Der Seelenhirte
- Edition M
- Erschienen: Mai 2019
- 2
Gewaltexzesse, Grausamkeiten - aber keine Spannung
„Der Seelenhirte“ ist der dritte Fall für Hauptkommissarin Klara Frost. In gewohnt distanzierter Manier muss die „Exorzistin“ einen Serienmörder finden, der seine Opfer auf grausame Weise hinschlachtet. Und genau hier liegt der Schwachpunkt dieses Thrillers. Die geschilderten Gewaltszenen erzeugen keine Spannung, sondern Abscheu. Sicher sieht das die erkleckliche Fangemeinde des Autors anders. Doch für mich, und Rezensionen geben nun mal die subjektive Meinung des Rezensenten wieder, muss ein Thriller vielschichtig sein, auf mehreren Ebenen spielen, seine Spannung aus Handlungen und Dialogen und nicht zuletzt den Protagonisten selbst ziehen. All das habe ich hier schmerzlich vermisst.
Eine tätowierte Hauptkommissarin und ein Praktikant mit vielen Befugnissen
Klara Frost ist reich, wohnt in einem Hotel, raucht auch in raucherfreien Zonen wie ein Schlot und ist von oben bis unten tätowiert. Ich mag ungewöhnliche und nicht angepasste Charaktere, doch sie müssen auch realistisch sein. Schon allein die Tatsache, dass sie qualmen kann, wo sie will und nicht nur, wo sie darf, ohne auch nur einmal Ärger zu bekommen, ist unwahrscheinlich. Dass sie dann auch noch wenig versteckte Tatoos hat, ist noch weniger plausibel, sind die doch bei der sächsischen Polizei verboten. Auch ihr ansonsten selten angepasstes Verhalten ist für eine hochrangige Polizistin nicht angebracht und würde auch nicht toleriert. Die Individualität der Protagonistin hätte man auch auf andere Weise unter Beweis stellen können.

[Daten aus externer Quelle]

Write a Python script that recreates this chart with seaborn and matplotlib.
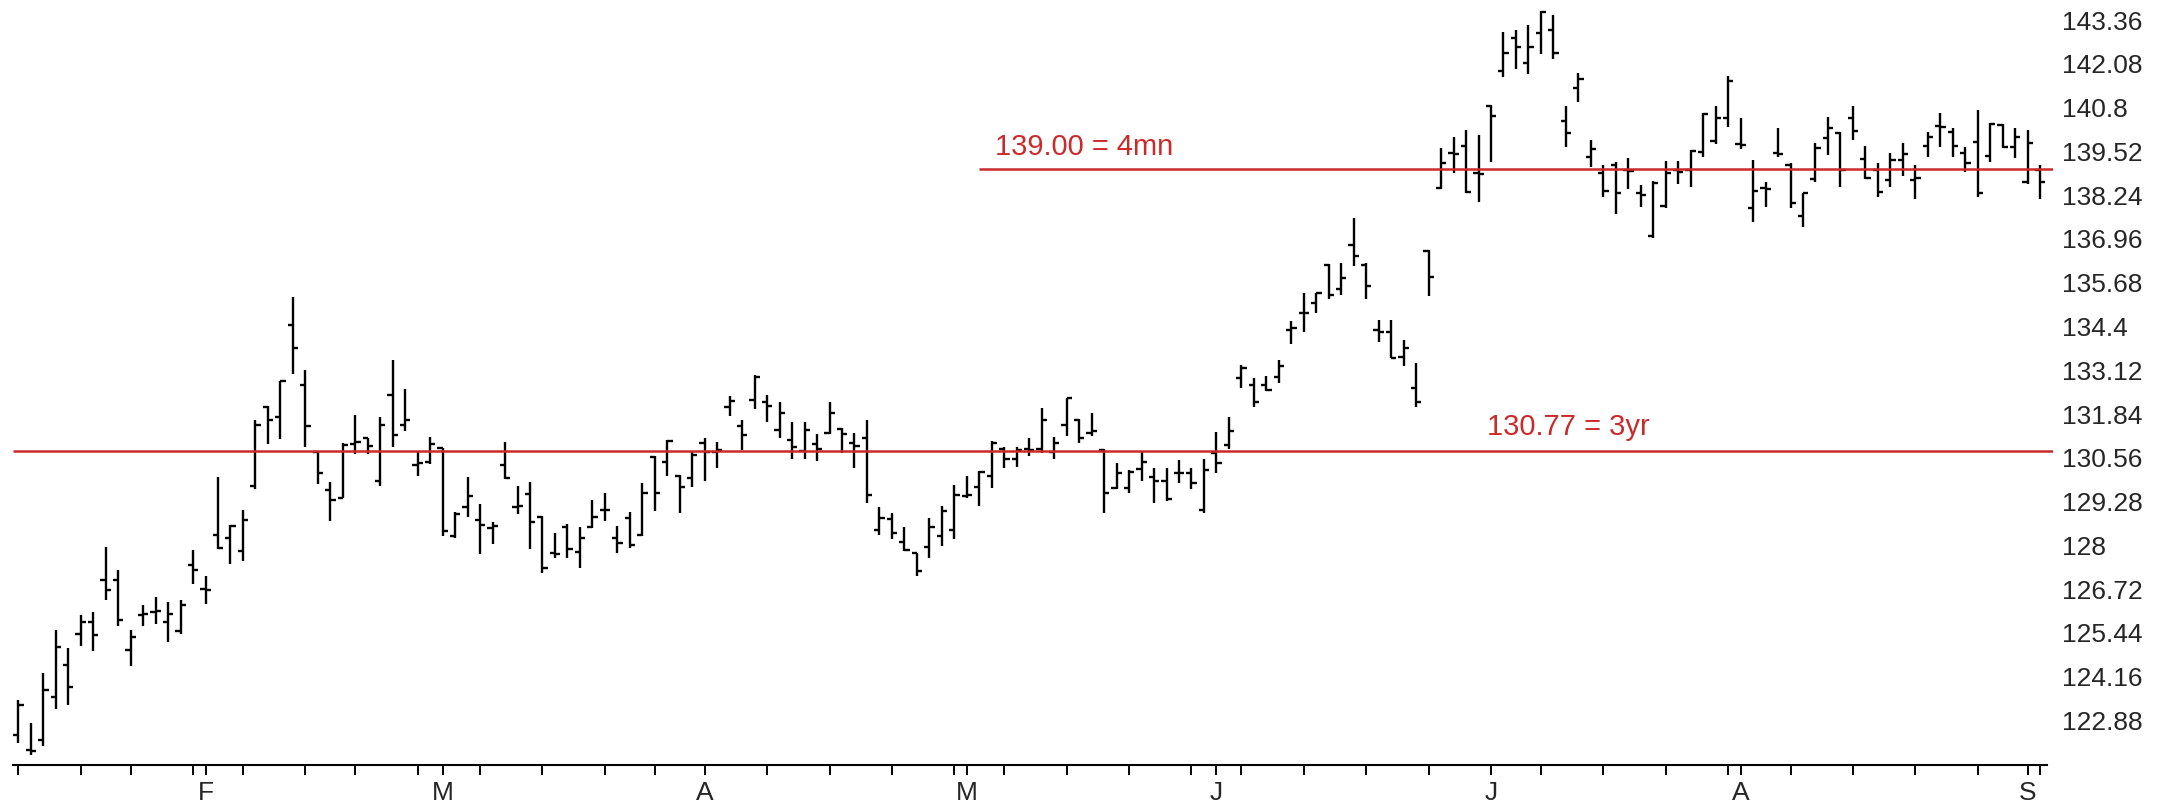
import matplotlib
matplotlib.use("Agg")
import matplotlib.pyplot as plt
import pandas as pd
import seaborn as sns

# daily price bars, mid January to early September
opens = [122.46, 122.02, 122.30, 123.58, 124.51, 125.40, 125.76, 126.98, 126.98, 124.93,
         125.97, 126.04, 125.76, 125.50, 127.43, 126.73, 128.31, 128.23, 127.84, 129.73,
         132.06, 131.74, 134.43, 132.68, 130.72, 129.61, 129.40, 130.97, 131.15, 129.89,
         132.39, 131.52, 130.34, 130.44, 130.86, 128.28, 129.12, 128.73, 128.50, 130.34,
         129.12, 129.51, 128.84, 127.79, 128.53, 127.81, 128.53, 129.03, 128.23, 128.81,
         128.30, 130.59, 130.43, 130.03, 129.96, 131.00, 130.74, 132.05, 131.49, 132.25,
         132.20, 131.37, 131.08, 130.76, 130.95, 131.29, 131.40, 130.98, 131.13, 128.45,
         128.76, 128.09, 127.77, 127.96, 128.28, 128.45, 129.45, 129.70, 130.04, 130.83,
         130.54, 130.81, 130.81, 130.74, 131.52, 131.66, 131.30, 130.79, 129.67, 129.67,
         130.22, 130.01, 129.89, 130.11, 130.11, 129.03, 130.69, 130.93, 132.88, 132.69,
         132.69, 132.93, 134.29, 134.78, 135.08, 136.20, 135.51, 136.78, 136.20, 134.30,
         134.25, 133.50, 132.61, 136.61, 138.46, 139.48, 139.68, 138.90, 140.85, 141.88,
         142.82, 142.11, 142.97, 143.07, 140.42, 141.36, 139.35, 138.88, 139.12, 138.97,
         138.29, 137.05, 137.92, 138.97, 138.97, 139.51, 139.83, 140.49, 139.73, 137.85,
         138.46, 139.46, 139.12, 137.63, 138.70, 139.92, 140.07, 140.49, 139.29, 138.97,
         138.68, 139.27, 138.68, 139.68, 140.26, 140.10, 139.48, 139.80, 139.38, 140.29,
         139.66, 138.63, 138.97]
highs = [123.47, 122.82, 124.27, 125.52, 125.00, 125.97, 126.04, 127.95, 127.29, 125.53,
         126.25, 126.49, 126.35, 126.39, 127.86, 127.11, 130.00, 128.60, 129.04, 131.66,
         132.09, 132.82, 135.26, 133.12, 130.72, 129.85, 131.00, 131.80, 131.15, 131.74,
         133.43, 132.56, 130.76, 131.17, 130.86, 128.97, 130.01, 129.20, 128.67, 131.02,
         129.74, 129.85, 128.87, 128.37, 128.64, 128.53, 129.33, 129.53, 128.57, 128.98,
         129.83, 130.61, 131.08, 130.06, 130.74, 131.13, 131.01, 132.38, 131.66, 132.98,
         132.40, 132.18, 131.60, 131.60, 131.27, 132.18, 131.42, 131.29, 131.66, 129.13,
         128.95, 128.53, 127.77, 128.81, 129.16, 129.76, 130.03, 130.18, 131.06, 130.88,
         130.88, 131.13, 132.02, 131.18, 132.32, 131.71, 131.88, 130.83, 130.40, 130.20,
         130.74, 130.25, 130.27, 130.49, 130.27, 130.54, 131.32, 131.76, 133.27, 132.88,
         132.95, 133.42, 134.57, 135.37, 135.39, 136.24, 136.26, 137.58, 136.26, 134.59,
         134.59, 134.00, 133.34, 136.63, 139.61, 139.95, 140.14, 139.99, 140.88, 143.00,
         143.07, 143.21, 143.63, 143.51, 140.85, 141.82, 139.85, 139.12, 139.22, 139.32,
         138.54, 138.65, 139.24, 139.24, 139.56, 140.63, 140.85, 141.72, 140.49, 139.27,
         138.61, 140.21, 139.17, 138.31, 139.76, 140.51, 140.10, 140.85, 139.69, 139.17,
         139.46, 139.76, 139.12, 140.10, 140.63, 140.19, 139.66, 140.73, 140.34, 140.32,
         140.19, 140.14, 139.12]
lows = [122.22, 121.86, 122.15, 123.23, 123.32, 125.06, 124.91, 126.39, 125.64, 124.48,
        125.64, 125.71, 125.19, 125.42, 126.88, 126.28, 127.89, 127.46, 127.53, 129.66,
        130.96, 131.12, 133.01, 130.89, 129.80, 128.71, 129.38, 130.68, 130.68, 129.75,
        130.89, 131.33, 130.03, 130.39, 128.28, 128.21, 128.83, 127.74, 128.03, 129.94,
        128.93, 127.89, 127.18, 127.62, 127.62, 127.33, 128.50, 128.72, 127.77, 127.93,
        128.27, 129.00, 130.03, 128.94, 129.72, 129.89, 130.25, 131.79, 130.79, 131.99,
        131.62, 131.13, 130.54, 130.54, 130.47, 131.27, 130.69, 130.25, 129.23, 128.30,
        128.20, 127.83, 127.10, 127.62, 127.99, 128.20, 129.40, 129.16, 129.67, 130.25,
        130.30, 130.61, 130.71, 130.54, 131.20, 130.98, 131.20, 128.94, 129.64, 129.52,
        129.88, 129.23, 129.31, 129.81, 129.64, 128.94, 130.11, 130.83, 132.59, 132.05,
        132.52, 132.74, 133.90, 134.25, 134.78, 135.19, 135.32, 136.17, 135.19, 133.95,
        133.47, 133.24, 132.05, 135.29, 138.41, 138.88, 138.29, 138.05, 139.20, 141.70,
        141.92, 141.78, 142.37, 142.21, 139.66, 140.97, 139.07, 138.20, 137.69, 138.42,
        137.90, 136.98, 137.85, 138.58, 138.49, 139.36, 139.73, 140.24, 139.59, 137.46,
        137.90, 139.35, 137.85, 137.32, 138.63, 139.41, 138.49, 139.85, 138.70, 138.20,
        138.49, 138.80, 138.12, 139.36, 139.66, 139.36, 138.93, 138.20, 139.22, 139.61,
        139.32, 138.58, 138.12]
closes = [123.34, 122.00, 123.76, 125.03, 123.86, 125.76, 125.38, 126.70, 125.81, 125.31,
          126.00, 126.07, 126.00, 126.25, 127.29, 126.70, 127.91, 128.57, 128.73, 131.52,
          131.66, 132.82, 133.77, 131.50, 130.13, 129.32, 130.94, 131.02, 130.91, 131.52,
          131.22, 131.66, 130.42, 130.97, 128.41, 128.93, 129.45, 128.60, 128.57, 129.97,
          129.14, 128.67, 127.33, 127.75, 127.89, 128.23, 128.84, 129.03, 128.08, 128.01,
          129.52, 129.54, 131.06, 129.70, 130.64, 130.72, 130.79, 132.23, 131.23, 132.93,
          132.08, 131.88, 130.89, 131.37, 130.81, 131.88, 131.27, 130.92, 129.47, 128.79,
          128.35, 127.86, 127.26, 128.53, 129.01, 129.47, 129.47, 130.15, 131.00, 130.54,
          130.79, 130.79, 131.66, 130.98, 132.30, 131.13, 131.34, 129.52, 130.11, 130.15,
          130.45, 129.89, 129.37, 130.11, 129.81, 130.20, 130.40, 131.35, 133.20, 132.20,
          132.54, 133.24, 134.37, 134.80, 135.37, 135.32, 135.81, 136.46, 135.59, 134.25,
          133.47, 133.76, 132.20, 135.85, 139.17, 139.44, 138.34, 138.86, 140.55, 142.39,
          142.58, 142.58, 143.60, 142.39, 140.05, 141.65, 139.58, 138.37, 138.29, 138.95,
          138.25, 138.60, 138.90, 138.92, 139.54, 140.61, 140.49, 141.59, 139.71, 138.37,
          138.42, 139.44, 138.00, 138.29, 139.61, 140.19, 138.97, 140.12, 138.73, 138.34,
          139.27, 139.44, 138.73, 139.93, 140.24, 139.68, 139.17, 138.31, 140.32, 139.66,
          139.95, 139.75, 138.63]

# reference levels drawn in red
level_3yr = 130.77
level_4mn = 139.00
level_4mn_start = 77  # first bar of the four month window

# x axis: bar numbers of the weekly ticks and of the month starts
week_ticks = [0, 5, 9, 14, 18, 23, 27, 32, 37, 42, 47, 51, 55, 60, 65, 70, 75, 79, 84, 89,
              94, 98, 103, 108, 113, 118, 122, 127, 132, 137, 142, 147, 152, 157, 162]
month_ticks = [15, 34, 55, 76, 96, 118, 138, 161]
month_labels = ["F", "M", "A", "M", "J", "J", "A", "S"]

price_ticks = [122.88, 124.16, 125.44, 126.72, 128.00, 129.28, 130.56, 131.84, 133.12,
               134.40, 135.68, 136.96, 138.24, 139.52, 140.80, 142.08, 143.36]

bars = pd.DataFrame({"open": opens, "high": highs, "low": lows, "close": closes})
bars["bar"] = range(len(bars))

sns.set_theme(style="white")
plt.rcParams["font.family"] = ["Liberation Sans", "DejaVu Sans"]

RED = "#cc2a2a"
fig = plt.figure(figsize=(21.65, 8.08), dpi=100)
ax = fig.add_axes([13 / 2165, 43 / 808, 2040 / 2165, 765 / 808])

# OHLC bars: high-low line, open tick to the left, close tick to the right
ax.vlines(bars["bar"], bars["low"], bars["high"], color="black", lw=1.7)
ax.hlines(bars["open"], bars["bar"] - 0.42, bars["bar"], color="black", lw=1.7)
ax.hlines(bars["close"], bars["bar"], bars["bar"] + 0.42, color="black", lw=1.7)

x0, x1 = -0.425, 163.03
ax.set_xlim(x0, x1)
ax.set_ylim(121.58, 143.945)

ax.hlines(level_3yr, x0, x1, color=RED, lw=1.8)
ax.hlines(level_4mn, level_4mn_start, x1, color=RED, lw=1.8)
ax.annotate(f"{level_4mn:.2f} = 4mn", (level_4mn_start, level_4mn), xytext=(11, 10),
            textcoords="offset points", color=RED, fontsize=21, va="baseline")
ax.annotate(f"{level_3yr:.2f} = 3yr", (117.7, level_3yr), xytext=(0, 11),
            textcoords="offset points", color=RED, fontsize=21, va="baseline")

# axes decoration
sns.despine(ax=ax, left=True, right=True, top=True)
ax.spines["bottom"].set_linewidth(1.5)
ax.spines["bottom"].set_color("black")
ax.spines["bottom"].set_bounds(x0, 162.56)

all_ticks = sorted(set(week_ticks) | set(month_ticks))
label_at = dict(zip(month_ticks, month_labels))
ax.set_xticks(all_ticks)
ax.set_xticklabels([label_at.get(t, "") for t in all_ticks])
ax.tick_params(axis="x", bottom=True, direction="out", length=7.2, width=1.4,
               color="black", labelsize=19, pad=4)

ax.yaxis.tick_right()
ax.set_yticks(price_ticks)
ax.set_yticklabels([f"{v:g}" for v in price_ticks])
ax.tick_params(axis="y", left=False, right=False, length=0, labelsize=19, pad=6.5)

fig.savefig("out.png", dpi=100, facecolor="white")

Dass Praktikanten, nach Ansicht des Autors, bei der Polizei gleich zu Tatorten dürfen und auch darüber hinaus wesentlich mehr Befugnisse haben als Kaffeekochen und Akten sortieren, halte ich ebenfalls für sehr weit hergeholt. Hier wäre weniger mehr, und vor allem realistischer gewesen, sowohl was die ungewöhnliche Polizistin als auch ihren fragwürdigen Praktikanten betrifft.
Platte Dialoge und eine vor Blut triefende Handlung
Der Prolog hat Hoffnung auf einen durchaus spannenden Thriller gemacht. Doch gleich das erste Kapitel hat gezeigt, dass es hier mehr um abgeschlagene Köpfe, aufgeschnittene Menschen und sonstige Widerwärtigkeiten getränkt in literweise Blut geht. Anscheinend hält es Elias Haller wie sein fiktiver Autor Israel, der sagt „Meine Thriller sind handlungsgetrieben, mir geht es weniger um die Personen, sondern vielmehr darum, den Leser durch ständige Wendungen, Cliffhänger und Schockmomente in Atem zu halten“.
Na ja, Wendungen und Cliffhänger gibt es nicht wirklich, dafür aber reichlich Schockmomente. Kaum tut sich ein neuer Tatort auf, weiß der Leser, dass es wieder grausam zugerichtete Menschen geben wird und, dass Blut ein Hauptbestandteil der Szenerie ist. Nur in Atem halten tat er mich so nicht. Wenn man schon eine ausgefeilte Handlung zugunsten von Brutalität abschreiben muss, hätten ja wenigstens die Dialoge das Niveau retten können.
Doch weit gefehlt. Diese sind so platt und aufgesetzt cool, dass sie zum Rest der Geschichte passen. Was dann auch noch als Lösung präsentiert wird, ist so unglaubwürdig, dass auch der Schluss das ganze nurmehr abrundete und ich froh war das Buch aus der Hand legen zu dürfen.
Fazit:
Ohne die ständigen Gewaltexzesse und Grausamkeiten, dafür mit besseren Dialogen und ausgefeilteren Charakteren hätte „Der Seelenhirte“ durchaus ein gelungener Thriller sein können, denn die Verquickung von Kirche, Sünden und Morden ist immer für Spannung gut. Doch so ist eine abstoßende Geschichte herausgekommen, die sich lediglich von einem Schockmoment zum nächsten bewegt. Den eigenen Anspruch, „menschliche Abgründe“ zu zeigen, hat der Autor leider in zu viel Brutalität, Blut und anderen Körpersekreten ertränkt.